In March 2020 Ethical Consumer viewed Traidcraft's website,, and found that the company sold a range of cleaning products and soaps - Clean & Fair. The information about the products stated that they were not tested on animals, but no information could be found about a fixed cut off date for ingredients, and the company was not listed in the NatureWatch compassionate shopping guide. The company therefore recieved Ethical Consumer's middle rating for Animal Testing and lost half a mark in this category.

Reference: (26 November 2019)

In March 2020 Ethical Consumer viewed Traidcraft’s 2012 Purchasing Policy - which was the most recent available. The animal welfare section of the policy stated “Traidcraft believes in the desirability of good welfare practices in the production of raw materials of animal origin (e.g. leather, bone, hair, silk, honey).

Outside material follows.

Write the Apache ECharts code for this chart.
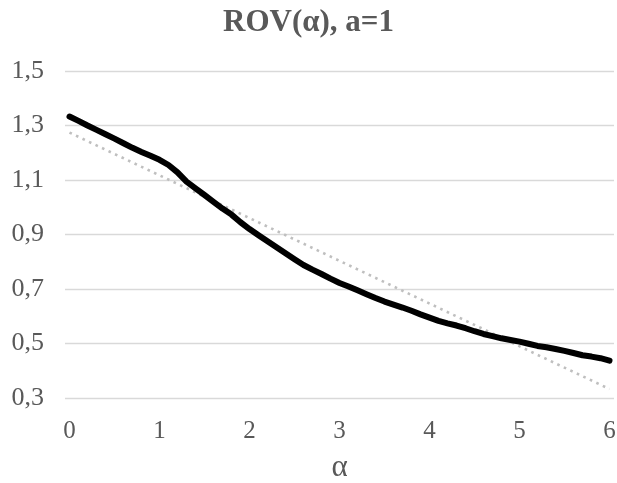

In partnership with suppliers, Traidcraft will seek to use materials from sources that achieve good practice in animal welfare”.

Traidcraft only produced Fairtrade certified honey, Fairtrade’s standards provided some provisions for bee welfare. For example, the promotion of integrated pest management, keeping the feeding of bees to an absolute minimum and out of season and the promotion of biodiversity. No further information regarding the specifics of Traidcraft’s bee management practices could be found. Considering the bee welfare issues associated with honey production (bee mutilation, killing of drones, colonies or brood to ensure maximum honey yield...), Ethical Consumer felt it necessary for companies producing honey to have a policy ensuring this was not happening in their supply chain. As a result Traidcraft lost half a mark under Animal Rights.

In March 2020 Ethical Consumer viewed the Traidcraft website and saw that it sold a number of items made of silk. Although it had mentioned leather, leather did not appear to be a significant part of its business in 2020. It had one product made from leather offcuts and others using "vegan leather".
No discussion of the species of silk worm used or the production method used could be found. Ethical Consumer therefore assumed the silk to be 'conventional silk'. Traidcraft, therefore, lost half a mark under Animal Rights.

In May 2020, a search of the Traidcraft website found that it sold fish from the 'sustainably fished' Fish 4 Ever brand, including sardines, mackerel and tuna. Traidcraft therefore lost a whole mark under Animal Rights.